- _Records shown_
****

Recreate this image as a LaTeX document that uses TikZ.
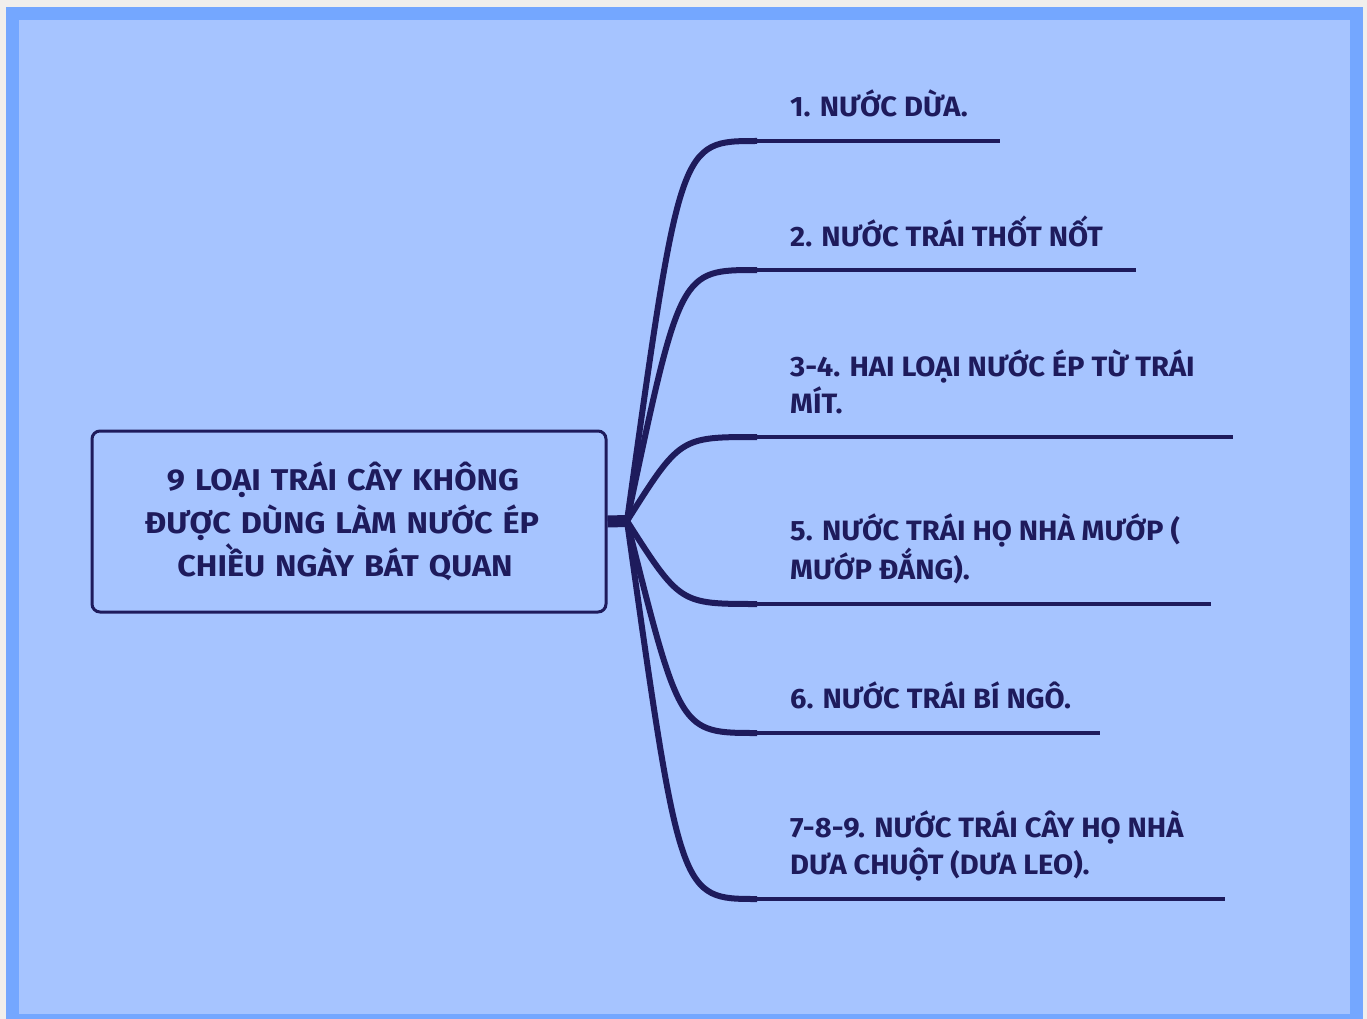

****

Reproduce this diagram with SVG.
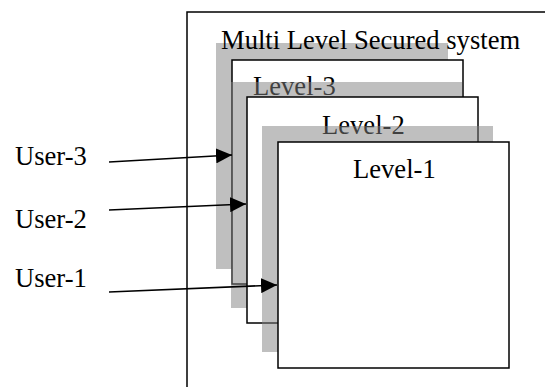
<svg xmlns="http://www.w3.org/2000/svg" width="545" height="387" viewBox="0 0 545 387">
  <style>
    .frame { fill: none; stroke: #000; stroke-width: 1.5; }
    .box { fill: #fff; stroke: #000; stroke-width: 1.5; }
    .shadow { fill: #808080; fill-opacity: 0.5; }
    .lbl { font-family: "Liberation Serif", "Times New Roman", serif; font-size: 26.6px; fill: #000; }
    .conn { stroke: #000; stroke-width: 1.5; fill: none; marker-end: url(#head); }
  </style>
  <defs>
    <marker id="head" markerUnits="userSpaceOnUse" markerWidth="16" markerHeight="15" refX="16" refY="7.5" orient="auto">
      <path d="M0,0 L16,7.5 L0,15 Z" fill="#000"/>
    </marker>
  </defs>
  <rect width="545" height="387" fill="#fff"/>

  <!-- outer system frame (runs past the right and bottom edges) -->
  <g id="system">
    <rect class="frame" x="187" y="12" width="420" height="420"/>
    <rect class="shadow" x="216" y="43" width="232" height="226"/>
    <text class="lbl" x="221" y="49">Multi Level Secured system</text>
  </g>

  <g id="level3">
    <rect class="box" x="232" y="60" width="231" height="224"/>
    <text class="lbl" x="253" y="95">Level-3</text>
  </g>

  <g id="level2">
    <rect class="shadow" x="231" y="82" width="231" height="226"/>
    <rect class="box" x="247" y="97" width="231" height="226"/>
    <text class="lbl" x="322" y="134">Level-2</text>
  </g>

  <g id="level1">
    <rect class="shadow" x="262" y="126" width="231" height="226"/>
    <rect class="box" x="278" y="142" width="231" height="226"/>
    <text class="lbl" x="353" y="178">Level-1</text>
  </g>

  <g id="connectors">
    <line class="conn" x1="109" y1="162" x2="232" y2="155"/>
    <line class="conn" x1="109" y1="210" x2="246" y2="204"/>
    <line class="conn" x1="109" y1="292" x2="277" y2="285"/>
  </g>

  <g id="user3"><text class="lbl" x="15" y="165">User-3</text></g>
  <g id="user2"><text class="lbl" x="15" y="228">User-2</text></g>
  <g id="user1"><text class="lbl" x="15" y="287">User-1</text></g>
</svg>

****

- _What is required_
Give only the number of lines in the data that include the string "this".

- _Written response_
2